Not long afterward, Duke University scholar Timothy Tyson said, he turned over interview recordings and other research materials for his 2017 book on the 1955 case shocking the nation and helping build momentum for the civil rights movement.
Hours after news broke Thursday about a renewed investigation prompted by the book, Tyson told reporters he supports a fresh look at "one of the most notorious racial incidents of racial violence in the history of the world," but doesn't think his research alone will provide enough evidence for new charges.
"It's possible that the investigation will turn up something. But there's nothing that I know of, and nothing in my research, that is actionable, I don't think," he said. Still, he said investigators may be able to link it to other material in their possession.
Tyson's 2017 book "The Blood of Emmett Till" quotes a white woman, Carolyn Donham, as saying during a 2008 interview she wasn't truthful when she testified the black teen grabbed her, whistled and made sexual advances at a Mississippi store six decades ago.
A federal official familiar with the matter told The Associated Press information in the 2017 book was what led federal investigators to re-examine the case. The official wasn't authorized to discuss the matter publicly and spoke to AP on condition of anonymity.
The reopening of the Till case was disclosed in a federal report sent to lawmakers in March stating the Justice Department had received unspecified "new information." The report's contents weren't widely known until Thursday.
The case was closed in 2007, with authorities saying the suspects were dead.
The prosecutor with jurisdiction over the Mississippi community where Till was abducted, District Attorney Dewayne Richardson, declined to comment on whether federal authorities had given him new information since they reopened the investigation. The Justice Department also declined to comment.
It's unclear what new charges could result from a renewed investigation, said Tucker Carrington, a professor at the University of Mississippi law school.
Conspiracy or murder charges could be filed if anyone still alive is shown to have been involved, he said, but too much time likely has passed to prosecute anyone for other crimes, such as lying to investigators or in court.

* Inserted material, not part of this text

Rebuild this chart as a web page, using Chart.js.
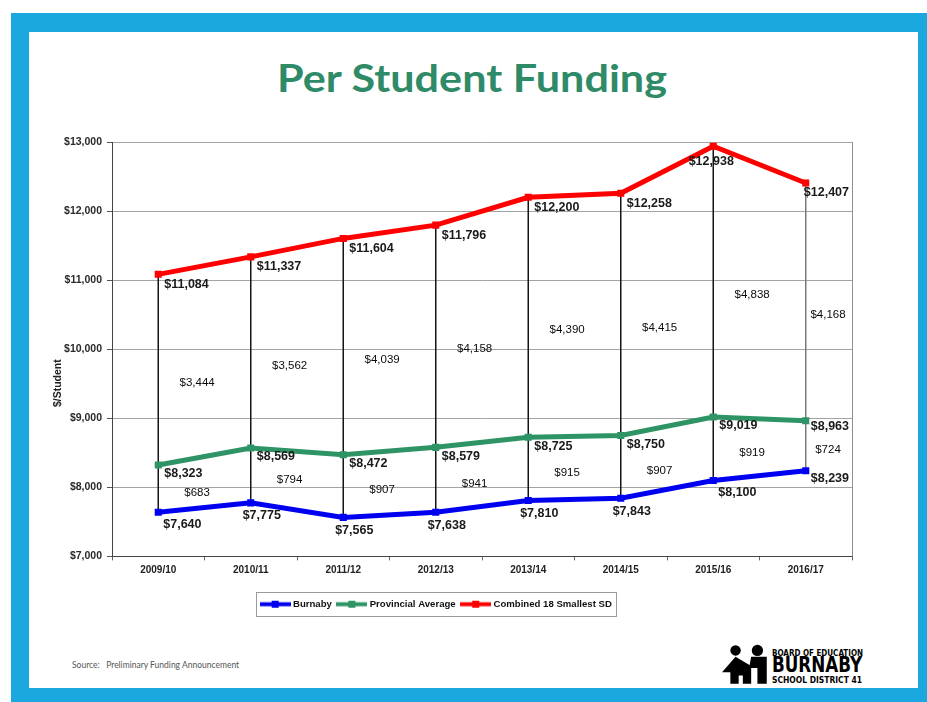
<!DOCTYPE html>
<html><head><meta charset="utf-8">
<script src="https://cdn.jsdelivr.net/npm/chart.js@4"></script>
<style>
html,body{margin:0;padding:0;width:927px;height:702px;overflow:hidden;background:#fff;}
#frame{position:absolute;left:11px;top:13px;width:916px;height:689px;background:#1ba8df;}
#slide{position:absolute;left:29px;top:32px;width:889px;height:656px;background:#fff;}
#title{position:absolute;top:58px;left:472px;white-space:nowrap;font-family:Lato,"Open Sans",sans-serif;font-weight:bold;font-size:38px;line-height:38px;color:#2f8a68;transform-origin:0 0;}
#chartwrap{position:absolute;left:0;top:120px;width:857px;height:510px;}
#source{position:absolute;left:72px;top:659px;font-family:Lato,"Open Sans",sans-serif;font-size:8.5px;line-height:12px;color:#555;white-space:nowrap;}
.logo{position:absolute;left:772px;font-family:"DejaVu Sans Condensed","DejaVu Sans",sans-serif;font-weight:bold;color:#000;white-space:nowrap;transform-origin:0 0;}
</style></head>
<body>
<div id="frame"></div>
<div id="slide"></div>
<div id="title">Per Student Funding</div>
<div id="chartwrap"><canvas id="c" width="857" height="510"></canvas></div>
<div id="source">Source:&nbsp;&nbsp; Preliminary Funding Announcement</div>
<svg style="position:absolute;left:721px;top:643px" width="52" height="44" viewBox="0 0 50 42">
  <circle cx="14" cy="7" r="5" fill="#000"/>
  <circle cx="35" cy="7" r="5.4" fill="#000"/>
  <polygon fill="#000" points="14,13 29,22 29,39 21,39 21,31 17,31 17,39 9,39 9,28 1,28"/>
  <polygon fill="#000" points="29,13 44,13 44,39 35,39 35,24 27,24"/>
</svg>
<div class="logo" id="l1" style="top:649px;font-size:9px;line-height:9px;">BOARD OF EDUCATION</div>
<div class="logo" id="l2" style="top:655px;font-size:20.5px;line-height:20.5px;">BURNABY</div>
<div class="logo" id="l3" style="top:675.5px;font-size:9px;line-height:9px;">SCHOOL DISTRICT 41</div>
<script>
// ---- data ----
const categories = ['2009/10','2010/11','2011/12','2012/13','2013/14','2014/15','2015/16','2016/17'];
const burnaby    = [7640, 7775, 7565, 7638, 7810, 7843, 8100, 8239];
const provincial = [8323, 8569, 8472, 8579, 8725, 8750, 9019, 8963];
const combined   = [11084, 11337, 11604, 11796, 12200, 12258, 12938, 12407];
const seriesNames = ['Burnaby', 'Provincial Average', 'Combined 18 Smallest SD'];
const yMin = 7000, yMax = 13000, yStep = 1000;
const axisTitle = '$/Student';

const BLUE = '#0000f0', GREEN = '#2e9466', RED = '#ff0000';
const F = '"Liberation Sans", Arial, sans-serif';

function fmt(v){ return '$' + String(Math.round(v)).replace(/\B(?=(\d{3})+(?!\d))/g, ','); }

function fitWidth(el, w, centerX){
  const r = el.getBoundingClientRect();
  const s = w / r.width;
  if (centerX !== undefined){
    el.style.left = (centerX - w/2) + 'px';
  }
  el.style.transform = 'scaleX(' + s + ')';
}
fitWidth(document.getElementById('title'), 390, 472);
fitWidth(document.getElementById('l1'), 91);
fitWidth(document.getElementById('l2'), 90);
fitWidth(document.getElementById('l3'), 90);

function legendMark(color){
  const c = document.createElement('canvas');
  c.width = 31; c.height = 9;
  const g = c.getContext('2d');
  g.fillStyle = color;
  g.fillRect(0, 2.5, 31, 4);
  g.fillRect(12, 1, 7, 7);
  return c;
}
const marks = [legendMark(BLUE), legendMark(GREEN), legendMark(RED)];

function labelSpot(s, i, n){
  if (i === n - 1) return {align:'right', dy:[8, 6, 10][s]};
  if (s === 2 && i === 6) return {align:'center', dx:-2, dy:15};
  if (s === 0 && i >= 1 && i <= 5) return {align:'center', dx:11, dy:13};
  if (s === 0) return {align:'left', dx:5, dy:12};
  if (s === 1) return {align:'left', dx:6, dy:9};
  return {align:'left', dx:6, dy:10};
}

const decor = {
  id:'decor',
  beforeDatasetsDraw(chart){
    const ctx = chart.ctx, ca = chart.chartArea;
    const top = chart.getDatasetMeta(2).data, bot = chart.getDatasetMeta(0).data;
    ctx.save();
    ctx.strokeStyle = '#8f8f8f'; ctx.lineWidth = 1;
    ctx.beginPath(); ctx.moveTo(Math.round(ca.right)+0.5, ca.top); ctx.lineTo(Math.round(ca.right)+0.5, ca.bottom); ctx.stroke();
    for (let i = 0; i < top.length; i++){
      ctx.strokeStyle = i === top.length - 1 ? '#7a7a7a' : '#151515';
      ctx.lineWidth = 1.5;
      ctx.beginPath();
      ctx.moveTo(top[i].x, top[i].y);
      ctx.lineTo(bot[i].x, bot[i].y);
      ctx.stroke();
    }
    ctx.restore();
  },
  afterDatasetsDraw(chart){
    const ctx = chart.ctx, ca = chart.chartArea;
    const xs = chart.scales.x, ys = chart.scales.y;
    ctx.save();
    ctx.fillStyle = '#1a1a1a';
    ctx.textBaseline = 'middle';
    [burnaby, provincial, combined].forEach((arr, s) => {
      const pts = chart.getDatasetMeta(s).data;
      ctx.font = 'bold 12.5px ' + F;
      arr.forEach((v, i) => {
        const sp = labelSpot(s, i, arr.length);
        ctx.textAlign = sp.align;
        const x = sp.align === 'right' ? ca.right - 3 : pts[i].x + sp.dx;
        ctx.fillText(fmt(v), x, pts[i].y + sp.dy);
      });
    });
    ctx.font = '11.5px ' + F;
    ctx.fillStyle = '#0a0a0a';
    ctx.textAlign = 'center';
    const cw = xs.getPixelForValue(1) - xs.getPixelForValue(0);
    categories.forEach((c, i) => {
      let x = xs.getPixelForValue(i) + 0.42 * cw;
      x = Math.min(x, ca.right - 24);
      const yTop = ys.getPixelForValue((combined[i] + provincial[i]) / 2) + 13;
      const yLow = ys.getPixelForValue((provincial[i] + burnaby[i]) / 2) + 4;
      ctx.fillText(fmt(combined[i] - burnaby[i]), x, yTop);
      ctx.fillText(fmt(provincial[i] - burnaby[i]), x, yLow);
    });
    ctx.restore();
  },
  afterDraw(chart){
    const ctx = chart.ctx, ca = chart.chartArea;
    ctx.save();
    ctx.translate(58, (ca.top + ca.bottom) / 2 + 34);
    ctx.rotate(-Math.PI / 2);
    ctx.font = 'bold 10.5px ' + F;
    ctx.fillStyle = '#222';
    ctx.textAlign = 'center'; ctx.textBaseline = 'middle';
    ctx.fillText(axisTitle, 0, 0);
    ctx.restore();
    const hb = chart.legend.legendHitBoxes;
    if (hb && hb.length){
      let l = Infinity, r = -Infinity, t = Infinity, b = -Infinity;
      hb.forEach(h => { l = Math.min(l, h.left); r = Math.max(r, h.left + h.width); t = Math.min(t, h.top); b = Math.max(b, h.top + h.height); });
      const cy = (t + b) / 2;
      ctx.save();
      ctx.strokeStyle = '#9a9a9a'; ctx.lineWidth = 1;
      ctx.strokeRect(Math.round(l - 6) + 0.5, Math.round(cy - 12) + 0.5, Math.round(r - l + 10), 24);
      ctx.restore();
    }
  }
};

const lineDs = (label, data, color) => ({
  label, data,
  borderColor: color, backgroundColor: color,
  borderWidth: 5, tension: 0,
  pointStyle: 'rect', pointRadius: 5, pointBackgroundColor: color, pointBorderColor: color, pointBorderWidth: 0,
});

new Chart(document.getElementById('c'), {
  type: 'line',
  data: {
    labels: categories,
    datasets: [
      lineDs(seriesNames[0], burnaby, BLUE),
      lineDs(seriesNames[1], provincial, GREEN),
      lineDs(seriesNames[2], combined, RED),
    ]
  },
  options: {
    responsive: false, animation: false, devicePixelRatio: 1,
    layout: { padding: { left: 21, right: 4, top: 22, bottom: 11 } },
    scales: {
      x: {
        offset: true,
        grid: { display: true, drawOnChartArea: false, drawTicks: true, tickLength: 4, offset: true, color: '#666' },
        border: { color: '#444', width: 1 },
        ticks: { font: { family: F, size: 10, weight: 'bold' }, color: '#222', padding: 4, maxRotation: 0, autoSkip: false },
        afterFit(s){ s.height = 36; }
      },
      y: {
        min: yMin, max: yMax,
        ticks: { stepSize: yStep, callback: v => fmt(v), font: { family: F, size: 10.5, weight: 'bold' }, color: '#2a2a2a', padding: 5 },
        grid: { color: '#a3a3a3', tickColor: '#555', tickLength: 5, lineWidth: 1 },
        border: { color: '#444', width: 1 },
        afterFit(s){ s.width = 91; }
      }
    },
    plugins: {
      legend: {
        position: 'bottom',
        labels: {
          usePointStyle: true, pointStyleWidth: 26, padding: 7,
          font: { family: F, size: 9.6, weight: 'bold' }, color: '#111',
          generateLabels(chart){
            const items = Chart.defaults.plugins.legend.labels.generateLabels(chart);
            items.forEach((it, k) => { it.pointStyle = marks[k]; });
            return items;
          }
        }
      },
      tooltip: { enabled: false }
    }
  },
  plugins: [decor]
});
</script>
</body></html>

Two white men -- Donham's then-husband, Roy Bryant, and his half brother, J.W. Milam -- were charged with murder but acquitted in the slaying of the Chicago teen, who had been staying with relatives in northern Mississippi at the time. The men later confessed to the crime in a magazine interview but weren't retried. Both are now dead.
Abducted from the home where he was staying, Till was beaten and shot, and his body was found weighted down with a cotton gin fan in a river. His mother, Mamie Till Mobley, had his casket left open. Images of his mutilated body gave witness to the depth of racial hatred in the Deep South and inspired civil rights campaigns.